------ Data provided ------

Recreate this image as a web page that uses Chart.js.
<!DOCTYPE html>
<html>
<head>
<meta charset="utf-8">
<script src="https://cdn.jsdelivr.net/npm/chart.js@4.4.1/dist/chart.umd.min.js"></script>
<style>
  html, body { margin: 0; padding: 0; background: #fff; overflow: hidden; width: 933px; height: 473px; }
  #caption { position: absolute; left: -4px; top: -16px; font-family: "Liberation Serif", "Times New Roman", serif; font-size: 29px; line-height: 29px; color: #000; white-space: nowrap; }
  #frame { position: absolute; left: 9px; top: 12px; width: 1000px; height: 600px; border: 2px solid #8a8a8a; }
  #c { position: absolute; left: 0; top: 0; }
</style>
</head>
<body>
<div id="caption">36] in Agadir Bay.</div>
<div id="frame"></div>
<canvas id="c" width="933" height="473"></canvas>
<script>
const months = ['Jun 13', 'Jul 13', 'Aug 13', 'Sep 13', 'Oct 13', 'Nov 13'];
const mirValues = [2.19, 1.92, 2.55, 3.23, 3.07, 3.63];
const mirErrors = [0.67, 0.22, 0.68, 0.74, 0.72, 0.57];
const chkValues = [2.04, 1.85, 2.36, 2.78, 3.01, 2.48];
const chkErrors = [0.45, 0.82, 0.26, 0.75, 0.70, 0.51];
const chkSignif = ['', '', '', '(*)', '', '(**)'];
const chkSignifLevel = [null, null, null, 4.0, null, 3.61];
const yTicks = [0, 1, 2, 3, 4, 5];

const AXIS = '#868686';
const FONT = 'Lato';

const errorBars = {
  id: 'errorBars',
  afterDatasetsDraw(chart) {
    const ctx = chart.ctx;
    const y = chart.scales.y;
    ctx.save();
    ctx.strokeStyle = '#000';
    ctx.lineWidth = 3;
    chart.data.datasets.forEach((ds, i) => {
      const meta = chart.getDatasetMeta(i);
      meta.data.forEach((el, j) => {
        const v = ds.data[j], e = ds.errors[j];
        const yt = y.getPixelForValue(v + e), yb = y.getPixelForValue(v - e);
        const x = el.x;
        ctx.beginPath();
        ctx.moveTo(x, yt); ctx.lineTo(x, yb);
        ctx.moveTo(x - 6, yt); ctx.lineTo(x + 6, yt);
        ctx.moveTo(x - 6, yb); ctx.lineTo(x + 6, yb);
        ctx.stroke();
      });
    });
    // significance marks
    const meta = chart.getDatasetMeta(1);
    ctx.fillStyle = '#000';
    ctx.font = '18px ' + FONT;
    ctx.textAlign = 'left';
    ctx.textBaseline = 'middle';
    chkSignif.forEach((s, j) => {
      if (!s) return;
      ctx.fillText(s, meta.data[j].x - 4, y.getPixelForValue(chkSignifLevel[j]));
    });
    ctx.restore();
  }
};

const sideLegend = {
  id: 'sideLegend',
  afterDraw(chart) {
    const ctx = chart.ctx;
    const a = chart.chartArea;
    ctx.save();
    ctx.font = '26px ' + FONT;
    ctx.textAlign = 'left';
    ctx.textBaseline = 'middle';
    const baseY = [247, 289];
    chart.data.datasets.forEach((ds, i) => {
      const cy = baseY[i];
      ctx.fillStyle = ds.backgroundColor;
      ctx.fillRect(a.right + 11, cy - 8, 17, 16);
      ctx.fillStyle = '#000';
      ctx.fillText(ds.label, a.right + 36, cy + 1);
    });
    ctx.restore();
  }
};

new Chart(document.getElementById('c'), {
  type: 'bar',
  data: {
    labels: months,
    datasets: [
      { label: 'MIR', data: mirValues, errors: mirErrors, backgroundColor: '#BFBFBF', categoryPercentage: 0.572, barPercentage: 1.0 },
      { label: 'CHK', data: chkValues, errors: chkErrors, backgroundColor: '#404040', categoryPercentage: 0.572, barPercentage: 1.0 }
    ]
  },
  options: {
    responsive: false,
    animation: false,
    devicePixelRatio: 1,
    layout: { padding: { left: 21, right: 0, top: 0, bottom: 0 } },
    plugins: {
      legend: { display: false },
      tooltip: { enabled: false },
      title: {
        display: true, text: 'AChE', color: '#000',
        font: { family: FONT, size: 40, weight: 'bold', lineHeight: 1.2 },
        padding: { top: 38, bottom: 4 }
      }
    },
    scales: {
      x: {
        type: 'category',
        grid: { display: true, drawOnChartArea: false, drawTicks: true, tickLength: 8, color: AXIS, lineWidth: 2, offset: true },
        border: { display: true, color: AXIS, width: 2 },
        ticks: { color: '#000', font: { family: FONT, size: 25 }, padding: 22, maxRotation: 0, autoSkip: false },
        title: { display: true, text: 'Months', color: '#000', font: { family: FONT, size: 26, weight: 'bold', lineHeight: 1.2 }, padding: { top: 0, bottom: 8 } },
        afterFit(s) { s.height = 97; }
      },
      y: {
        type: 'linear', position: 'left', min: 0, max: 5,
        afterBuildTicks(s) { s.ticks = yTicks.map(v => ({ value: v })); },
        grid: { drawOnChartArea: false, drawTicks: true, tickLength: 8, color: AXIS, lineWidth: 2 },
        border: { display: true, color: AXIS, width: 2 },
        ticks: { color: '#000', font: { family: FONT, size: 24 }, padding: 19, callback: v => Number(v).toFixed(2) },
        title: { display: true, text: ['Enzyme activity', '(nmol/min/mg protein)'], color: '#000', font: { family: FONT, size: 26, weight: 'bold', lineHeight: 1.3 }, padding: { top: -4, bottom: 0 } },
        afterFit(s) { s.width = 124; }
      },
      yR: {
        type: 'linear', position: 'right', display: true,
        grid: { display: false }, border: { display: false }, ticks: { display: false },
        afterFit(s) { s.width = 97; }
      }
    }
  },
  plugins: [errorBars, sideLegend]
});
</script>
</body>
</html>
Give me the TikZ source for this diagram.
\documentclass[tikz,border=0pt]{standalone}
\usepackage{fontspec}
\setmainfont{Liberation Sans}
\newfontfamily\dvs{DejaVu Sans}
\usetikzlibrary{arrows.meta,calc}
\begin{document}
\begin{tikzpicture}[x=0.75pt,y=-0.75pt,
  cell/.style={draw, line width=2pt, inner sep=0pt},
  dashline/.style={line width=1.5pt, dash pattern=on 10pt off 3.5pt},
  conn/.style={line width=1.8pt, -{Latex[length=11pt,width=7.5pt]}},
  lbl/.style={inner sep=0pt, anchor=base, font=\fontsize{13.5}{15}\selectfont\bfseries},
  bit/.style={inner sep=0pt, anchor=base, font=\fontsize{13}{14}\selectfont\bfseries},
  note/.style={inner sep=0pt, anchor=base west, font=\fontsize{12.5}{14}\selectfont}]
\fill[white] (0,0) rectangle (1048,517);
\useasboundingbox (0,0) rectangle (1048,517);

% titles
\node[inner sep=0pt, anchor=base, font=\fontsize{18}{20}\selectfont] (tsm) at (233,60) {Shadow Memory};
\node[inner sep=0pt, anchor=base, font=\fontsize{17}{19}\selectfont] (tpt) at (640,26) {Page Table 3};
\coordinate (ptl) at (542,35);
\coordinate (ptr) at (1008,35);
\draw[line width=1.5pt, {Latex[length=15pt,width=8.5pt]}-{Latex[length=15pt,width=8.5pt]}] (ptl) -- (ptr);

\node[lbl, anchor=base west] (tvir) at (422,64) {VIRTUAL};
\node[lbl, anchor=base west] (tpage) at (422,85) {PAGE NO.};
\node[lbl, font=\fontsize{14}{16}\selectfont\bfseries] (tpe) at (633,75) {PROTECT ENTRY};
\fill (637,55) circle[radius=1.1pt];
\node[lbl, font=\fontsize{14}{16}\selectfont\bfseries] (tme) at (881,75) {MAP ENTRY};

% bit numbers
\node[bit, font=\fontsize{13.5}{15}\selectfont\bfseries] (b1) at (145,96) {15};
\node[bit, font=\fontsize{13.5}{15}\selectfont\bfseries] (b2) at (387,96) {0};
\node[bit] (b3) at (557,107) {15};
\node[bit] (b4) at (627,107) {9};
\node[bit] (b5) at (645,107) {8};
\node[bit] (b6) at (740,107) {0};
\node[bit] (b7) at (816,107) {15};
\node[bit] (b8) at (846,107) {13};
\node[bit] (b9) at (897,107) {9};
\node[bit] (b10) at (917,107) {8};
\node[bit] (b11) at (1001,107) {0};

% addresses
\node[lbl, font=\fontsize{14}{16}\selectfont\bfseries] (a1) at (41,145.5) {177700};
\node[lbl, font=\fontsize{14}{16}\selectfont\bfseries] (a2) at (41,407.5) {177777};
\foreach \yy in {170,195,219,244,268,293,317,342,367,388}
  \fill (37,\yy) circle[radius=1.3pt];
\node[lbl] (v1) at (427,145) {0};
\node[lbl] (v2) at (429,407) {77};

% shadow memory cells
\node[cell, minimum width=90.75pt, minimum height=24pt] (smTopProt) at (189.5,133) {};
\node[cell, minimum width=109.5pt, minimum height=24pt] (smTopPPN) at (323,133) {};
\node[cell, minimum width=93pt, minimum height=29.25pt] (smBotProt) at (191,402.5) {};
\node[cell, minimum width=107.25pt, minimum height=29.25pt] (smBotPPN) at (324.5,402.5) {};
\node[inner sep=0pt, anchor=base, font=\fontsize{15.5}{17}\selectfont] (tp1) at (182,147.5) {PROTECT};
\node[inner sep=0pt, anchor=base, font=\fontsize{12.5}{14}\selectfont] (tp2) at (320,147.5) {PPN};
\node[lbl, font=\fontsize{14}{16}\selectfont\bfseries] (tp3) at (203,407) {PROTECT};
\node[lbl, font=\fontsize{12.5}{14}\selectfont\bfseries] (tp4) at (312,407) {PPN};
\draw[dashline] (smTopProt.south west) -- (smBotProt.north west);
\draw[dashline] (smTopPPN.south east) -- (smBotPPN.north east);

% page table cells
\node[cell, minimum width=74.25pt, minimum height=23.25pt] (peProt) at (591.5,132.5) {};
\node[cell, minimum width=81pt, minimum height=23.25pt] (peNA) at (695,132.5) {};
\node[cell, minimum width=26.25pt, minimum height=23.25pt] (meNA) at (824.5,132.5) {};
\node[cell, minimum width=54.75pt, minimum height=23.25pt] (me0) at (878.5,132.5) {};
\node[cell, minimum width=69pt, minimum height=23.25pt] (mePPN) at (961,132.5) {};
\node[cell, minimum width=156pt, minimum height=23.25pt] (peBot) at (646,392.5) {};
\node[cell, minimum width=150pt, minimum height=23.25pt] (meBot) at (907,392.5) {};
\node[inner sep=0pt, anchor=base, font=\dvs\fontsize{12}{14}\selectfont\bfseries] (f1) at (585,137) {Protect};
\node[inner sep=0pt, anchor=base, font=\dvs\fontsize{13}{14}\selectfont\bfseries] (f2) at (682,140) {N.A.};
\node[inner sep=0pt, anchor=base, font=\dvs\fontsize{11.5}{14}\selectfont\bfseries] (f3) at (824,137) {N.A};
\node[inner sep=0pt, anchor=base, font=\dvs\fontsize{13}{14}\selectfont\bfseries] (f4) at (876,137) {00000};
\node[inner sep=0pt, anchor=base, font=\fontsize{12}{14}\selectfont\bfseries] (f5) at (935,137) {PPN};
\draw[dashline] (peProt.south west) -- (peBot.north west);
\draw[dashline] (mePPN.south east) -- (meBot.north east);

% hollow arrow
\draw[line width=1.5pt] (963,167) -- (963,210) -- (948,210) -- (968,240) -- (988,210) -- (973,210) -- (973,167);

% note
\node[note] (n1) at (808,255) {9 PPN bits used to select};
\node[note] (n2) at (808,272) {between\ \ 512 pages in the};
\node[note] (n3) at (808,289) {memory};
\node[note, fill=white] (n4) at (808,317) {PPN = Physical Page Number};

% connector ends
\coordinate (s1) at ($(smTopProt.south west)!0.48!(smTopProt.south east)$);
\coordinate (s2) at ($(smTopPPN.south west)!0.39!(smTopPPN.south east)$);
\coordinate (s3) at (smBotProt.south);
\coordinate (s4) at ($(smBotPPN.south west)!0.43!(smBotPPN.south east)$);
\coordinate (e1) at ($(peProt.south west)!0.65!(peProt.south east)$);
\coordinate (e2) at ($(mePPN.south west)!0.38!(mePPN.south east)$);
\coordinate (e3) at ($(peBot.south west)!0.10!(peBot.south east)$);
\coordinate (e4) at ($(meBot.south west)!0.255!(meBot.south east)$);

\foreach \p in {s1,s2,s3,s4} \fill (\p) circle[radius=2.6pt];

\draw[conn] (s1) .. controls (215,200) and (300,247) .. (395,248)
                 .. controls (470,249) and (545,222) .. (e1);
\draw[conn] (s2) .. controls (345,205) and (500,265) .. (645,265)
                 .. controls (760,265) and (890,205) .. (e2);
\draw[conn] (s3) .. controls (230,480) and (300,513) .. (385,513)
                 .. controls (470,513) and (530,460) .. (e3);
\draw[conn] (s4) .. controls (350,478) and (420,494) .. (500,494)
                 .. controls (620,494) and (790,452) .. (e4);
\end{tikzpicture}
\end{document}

------

What is expected: Take the lines from the start of the records through the line holding "const FONT = 'Lato';", both included, and please print them exactly, with nothing else.

Solution to this task:
Recreate this image as a web page that uses Chart.js.
<!DOCTYPE html>
<html>
<head>
<meta charset="utf-8">
<script src="https://cdn.jsdelivr.net/npm/chart.js@4.4.1/dist/chart.umd.min.js"></script>
<style>
  html, body { margin: 0; padding: 0; background: #fff; overflow: hidden; width: 933px; height: 473px; }
  #caption { position: absolute; left: -4px; top: -16px; font-family: "Liberation Serif", "Times New Roman", serif; font-size: 29px; line-height: 29px; color: #000; white-space: nowrap; }
  #frame { position: absolute; left: 9px; top: 12px; width: 1000px; height: 600px; border: 2px solid #8a8a8a; }
  #c { position: absolute; left: 0; top: 0; }
</style>
</head>
<body>
<div id="caption">36] in Agadir Bay.</div>
<div id="frame"></div>
<canvas id="c" width="933" height="473"></canvas>
<script>
const months = ['Jun 13', 'Jul 13', 'Aug 13', 'Sep 13', 'Oct 13', 'Nov 13'];
const mirValues = [2.19, 1.92, 2.55, 3.23, 3.07, 3.63];
const mirErrors = [0.67, 0.22, 0.68, 0.74, 0.72, 0.57];
const chkValues = [2.04, 1.85, 2.36, 2.78, 3.01, 2.48];
const chkErrors = [0.45, 0.82, 0.26, 0.75, 0.70, 0.51];
const chkSignif = ['', '', '', '(*)', '', '(**)'];
const chkSignifLevel = [null, null, null, 4.0, null, 3.61];
const yTicks = [0, 1, 2, 3, 4, 5];

const AXIS = '#868686';
const FONT = 'Lato';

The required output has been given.